I don’t know which was more terrifying while reading this - the sheer brute violence of the statistics Parenti brings to vivid life over and over again; or the fact that the analysis is so good and so of the moment, despite the fact that the book was written nearly a quarter century ago. Either way, an absolute must read (with a serious set of caution signs attached for the descriptions of sexual violence and state brutality).
“Even if prison building created no Keynesian stimulus, and there were no private prisons to profit from locking up the poor, and if prison labor were abolished - in other words, if all directly interested parties were removed from the equation - American capitalism would still, without major economic reforms, have to manage and contain its surplus populations and poorest classes with paramilitary forms of segregation, containment, and repression.”

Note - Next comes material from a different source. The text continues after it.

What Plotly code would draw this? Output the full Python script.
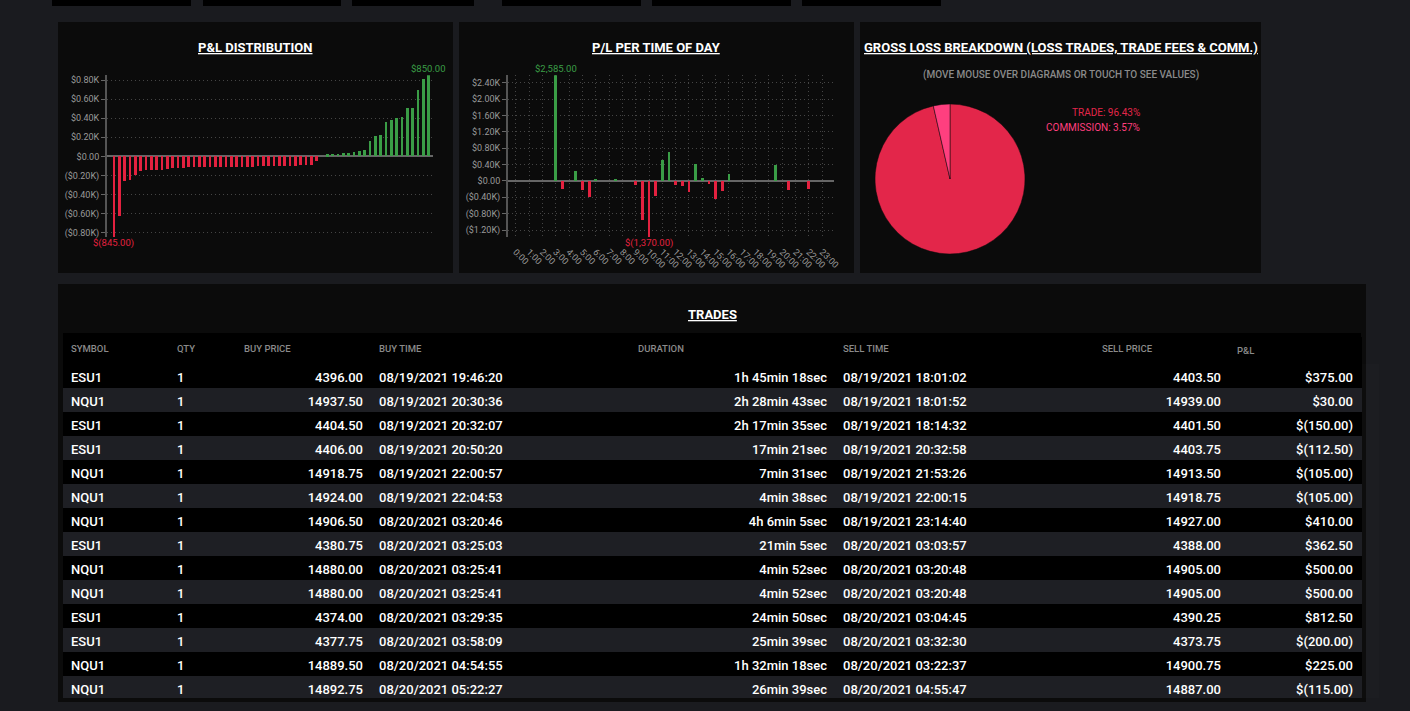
import plotly.graph_objects as go

W, H = 1410, 711

# ---- data ----
# P&L distribution (sorted trade results, $)
dist_pl = [-845, -625, -260, -255, -200, -155, -150, -150, -150, -150,
           -140, -125, -125, -120, -115, -115, -115, -115, -115, -115,
           -115, -115, -115, -115, -110, -110, -110, -105, -105, -105,
           -105, -105, -105, -105, -100, -95, -95, -90, -50, 0,
           20, 25, 25, 30, 30, 40, 50, 62.5, 162.5, 210,
           225, 362.5, 375, 400, 410, 500, 500, 690, 812.5, 850]

# P/L per time of day (half hour buckets)
tod_slots = ["3:00", "3:30", "4:30", "5:00", "5:30", "6:00", "7:30", "9:00", "9:30", "10:00",
             "10:30", "11:00", "11:30", "12:00", "12:30", "13:00", "13:30", "14:00", "14:30",
             "15:00", "15:30", "16:00", "19:30", "20:30", "22:00"]
tod_pl = [2585, -195, 225, -220, -405, 40, 25, -100, -950, -1370,
          -365, 500, 700, -100, -120, -265, 400, 65, -90,
          -440, -245, 160, 375, -235, -210]
hour_labels = ["%d:00" % h for h in range(24)]

# gross loss breakdown
loss_labels = ["TRADE", "COMMISSION"]
loss_pct = [96.43, 3.57]

# trades table
tbl_cols = ["SYMBOL", "QTY", "BUY PRICE", "BUY TIME", "DURATION", "SELL TIME", "SELL PRICE", "P&L"]
symbol = ["ESU1", "NQU1", "ESU1", "ESU1", "NQU1", "NQU1", "NQU1", "ESU1", "NQU1", "NQU1", "ESU1", "ESU1", "NQU1", "NQU1"]
qty = ["1"] * 14
buy_price = ["4396.00", "14937.50", "4404.50", "4406.00", "14918.75", "14924.00", "14906.50",
             "4380.75", "14880.00", "14880.00", "4374.00", "4377.75", "14889.50", "14892.75"]
buy_time = ["08/19/2021 19:46:20", "08/19/2021 20:30:36", "08/19/2021 20:32:07", "08/19/2021 20:50:20",
            "08/19/2021 22:00:57", "08/19/2021 22:04:53", "08/20/2021 03:20:46", "08/20/2021 03:25:03",
            "08/20/2021 03:25:41", "08/20/2021 03:25:41", "08/20/2021 03:29:35", "08/20/2021 03:58:09",
            "08/20/2021 04:54:55", "08/20/2021 05:22:27"]
duration = ["1h 45min 18sec", "2h 28min 43sec", "2h 17min 35sec", "17min 21sec", "7min 31sec",
            "4min 38sec", "4h 6min 5sec", "21min 5sec", "4min 52sec", "4min 52sec", "24min 50sec",
            "25min 39sec", "1h 32min 18sec", "26min 39sec"]
sell_time = ["08/19/2021 18:01:02", "08/19/2021 18:01:52", "08/19/2021 18:14:32", "08/19/2021 20:32:58",
             "08/19/2021 21:53:26", "08/19/2021 22:00:15", "08/19/2021 23:14:40", "08/20/2021 03:03:57",
             "08/20/2021 03:20:48", "08/20/2021 03:20:48", "08/20/2021 03:04:45", "08/20/2021 03:32:30",
             "08/20/2021 03:22:37", "08/20/2021 04:55:47"]
sell_price = ["4403.50", "14939.00", "4401.50", "4403.75", "14913.50", "14918.75", "14927.00",
              "4388.00", "14905.00", "14905.00", "4390.25", "4373.75", "14900.75", "14887.00"]
pl = ["$375.00", "$30.00", "$(150.00)", "$(112.50)", "$(105.00)", "$(105.00)", "$410.00",
      "$362.50", "$500.00", "$500.00", "$812.50", "$(200.00)", "$225.00", "$(115.00)"]

GREEN = '#3a9d46'
RED = '#e3213f'
PAGE = '#1a1b1f'
PANEL = '#0b0b0b'
FONT = 'Roboto'


def fx(x):
    return x / W


def fy(y):
    return 1 - y / H


def money_k(v):
    if v == 0:
        return '$0.00'
    s = '$%.2fK' % (abs(v) / 1000)
    return '(' + s + ')' if v < 0 else s


def money(v):
    s = '{:,.2f}'.format(abs(v))
    return '$(' + s + ')' if v < 0 else '$' + s


def to_hour(s):
    h, m = s.split(':')
    return int(h) + int(m) / 60


fig = go.Figure()

# P&L distribution bars
fig.add_trace(go.Bar(
    x=list(range(len(dist_pl))), y=dist_pl, width=0.5,
    marker=dict(color=[GREEN if v > 0 else RED for v in dist_pl], line_width=0),
    xaxis='x', yaxis='y', showlegend=False))

# P/L per time of day
tod_x = [to_hour(s) for s in tod_slots]
fig.add_trace(go.Bar(
    x=tod_x, y=tod_pl, width=0.22,
    marker=dict(color=[GREEN if v > 0 else RED for v in tod_pl], line_width=0),
    xaxis='x2', yaxis='y2', showlegend=False))

# gross loss pie
pie_cols = ['#e3264a', '#ff3f7f']
fig.add_trace(go.Pie(
    labels=loss_labels, values=loss_pct, sort=False, direction='clockwise',
    marker=dict(colors=pie_cols, line=dict(color='#0b0b0b', width=0.5)),
    textinfo='none', showlegend=False,
    domain=dict(x=[fx(875), fx(1025)], y=[fy(254), fy(104)])))

# trades table
n = len(symbol)
row_fill = ['#000000' if i % 2 == 0 else '#1e1f24' for i in range(n)]
fig.add_trace(go.Table(
    domain=dict(x=[fx(63), fx(1361)], y=[fy(698), fy(337)]),
    columnwidth=[106, 67, 135, 259, 205, 259, 135, 132],
    header=dict(values=tbl_cols, align='left', height=25,
                fill_color='#000000', line_color='#000000',
                font=dict(family=FONT, size=9.5, color='#8a8a8a', weight=500)),
    cells=dict(values=[symbol, qty, buy_price, buy_time, duration, sell_time, sell_price, pl],
               align=['left', 'left', 'right', 'left', 'right', 'left', 'right', 'right'],
               height=24,
               fill_color=[row_fill] * 8, line_color=[row_fill] * 8,
               font=dict(family=FONT, size=13, color='#ffffff', weight=500))))

tick_font = dict(family=FONT, size=9, color='#9a9a9a')
grid = dict(showgrid=True, gridcolor='#454545', griddash='1px,3px', gridwidth=1, automargin=False)

d_ticks = [-800, -600, -400, -200, 0, 200, 400, 600, 800]
t_ticks = [-1200, -800, -400, 0, 400, 800, 1200, 1600, 2000, 2400]

fig.update_layout(
    template='none', showlegend=False,
    width=W, height=H, margin=dict(l=0, r=0, t=0, b=0, pad=0, autoexpand=False),
    paper_bgcolor=PAGE, plot_bgcolor='rgba(0,0,0,0)',
    font=dict(family=FONT), bargap=0,
    xaxis=dict(domain=[fx(107), fx(433)], range=[-1.3, 59.8], anchor='y',
               visible=False, fixedrange=True, automargin=False),
    yaxis=dict(domain=[fy(237), fy(75.3)], range=[-845, 850], anchor='x',
               tickvals=d_ticks, ticktext=[money_k(v) for v in d_ticks],
               tickfont=tick_font, ticks='outside', ticklen=4, tickcolor='#666',
               showline=True, linecolor='#555', linewidth=2,
               zeroline=True, zerolinecolor='#666', zerolinewidth=2, **grid),
    xaxis2=dict(domain=[fx(508), fx(834)], range=[-0.58, 23.88], anchor='y2',
                tickvals=list(range(24)), ticktext=hour_labels, tickangle=45,
                tickfont=tick_font, ticklabelstandoff=7, showline=False, ticks='',
                zeroline=False, **grid),
    yaxis2=dict(domain=[fy(237), fy(75.3)], range=[-1370, 2585], anchor='x2',
                tickvals=t_ticks, ticktext=[money_k(v) for v in t_ticks],
                tickfont=tick_font, ticks='outside', ticklen=4, tickcolor='#666',
                showline=True, linecolor='#555', linewidth=2,
                zeroline=True, zerolinecolor='#666', zerolinewidth=2, **grid),
)

# panels and top buttons
shapes = []
for x0, y0, x1, y1 in [(58, 22, 453, 273), (459, 22, 854, 273), (860, 22, 1261, 273), (58, 284, 1366, 702)]:
    shapes.append(dict(type='rect', xref='paper', yref='paper', x0=fx(x0), x1=fx(x1), y0=fy(y1), y1=fy(y0),
                       fillcolor=PANEL, line_width=0, layer='below'))
# strip above the table header
shapes.append(dict(type='rect', xref='paper', yref='paper', x0=fx(63), x1=fx(1361), y0=fy(337.5), y1=fy(333),
                   fillcolor='#000000', line_width=0, layer='below'))
for x0, x1 in [(52, 191), (203, 341), (352, 474), (502, 641), (652, 791), (802, 941)]:
    shapes.append(dict(type='rect', xref='paper', yref='paper', x0=fx(x0), x1=fx(x1), y0=fy(6), y1=fy(0),
                       fillcolor='#000000', line_width=0, layer='below'))
fig.update_layout(shapes=shapes)

# titles and labels
ann = []
for x, y, txt in [(255.5, 48, 'P&L DISTRIBUTION'), (656.5, 48, 'P/L PER TIME OF DAY'),
                  (1060.5, 48, 'GROSS LOSS BREAKDOWN (LOSS TRADES, TRADE FEES & COMM.)'),
                  (712.5, 315, 'TRADES')]:
    ann.append(dict(x=fx(x), y=fy(y), xref='paper', yref='paper', showarrow=False,
                    xanchor='center', yanchor='middle',
                    text='<b><u>%s</u></b>' % txt, font=dict(family=FONT, size=13, color='#ffffff')))
ann.append(dict(x=fx(1060.5), y=fy(75), xref='paper', yref='paper', showarrow=False,
                xanchor='center', yanchor='middle',
                text='(MOVE MOUSE OVER DIAGRAMS OR TOUCH TO SEE VALUES)',
                font=dict(family=FONT, size=10, color='#8a8a8a', weight=500)))
for i, (lab, p) in enumerate(zip(loss_labels, loss_pct)):
    ann.append(dict(x=fx(1142), y=fy(112 + 16 * i), xref='paper', yref='paper', showarrow=False,
                    xanchor='right', yanchor='middle', text='%s: %.2f%%' % (lab, p),
                    font=dict(family=FONT, size=10, color=pie_cols[i])))

imax = dist_pl.index(max(dist_pl))
imin = dist_pl.index(min(dist_pl))
ann.append(dict(x=imax, y=dist_pl[imax], xref='x', yref='y', showarrow=False, yshift=7,
                text=money(dist_pl[imax]), font=dict(family=FONT, size=9.5, color=GREEN)))
ann.append(dict(x=imin, y=dist_pl[imin], xref='x', yref='y', showarrow=False, yshift=-6,
                text=money(dist_pl[imin]), font=dict(family=FONT, size=9.5, color=RED)))
jmax = tod_pl.index(max(tod_pl))
jmin = tod_pl.index(min(tod_pl))
ann.append(dict(x=tod_x[jmax], y=tod_pl[jmax], xref='x2', yref='y2', showarrow=False, yshift=7,
                text=money(tod_pl[jmax]), font=dict(family=FONT, size=9.5, color=GREEN)))
ann.append(dict(x=tod_x[jmin], y=tod_pl[jmin], xref='x2', yref='y2', showarrow=False, yshift=-6,
                text=money(tod_pl[jmin]), font=dict(family=FONT, size=9.5, color=RED)))
fig.update_layout(annotations=ann)

fig.write_html("out.html", config={'displayModeBar': False},
               post_script="document.body.style.margin='0';document.body.style.overflow='hidden';")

Legendary, concise, and angering text on the modern police state, prisons, and the war on drugs in the United States. This is an informational book but can be read in both informal and educational settings. I read a few chapters on the militarization of the police in 2020 during the George Floyd protests, which I was participating in in Minneapolis, but find myself returning to it in order to make sense of ongoing police brutality, especially in New York City.
Very interesting account of why Mass Incarceration began. He thoroughly evaluates why it serves the people in power by allowing them to keep people under control.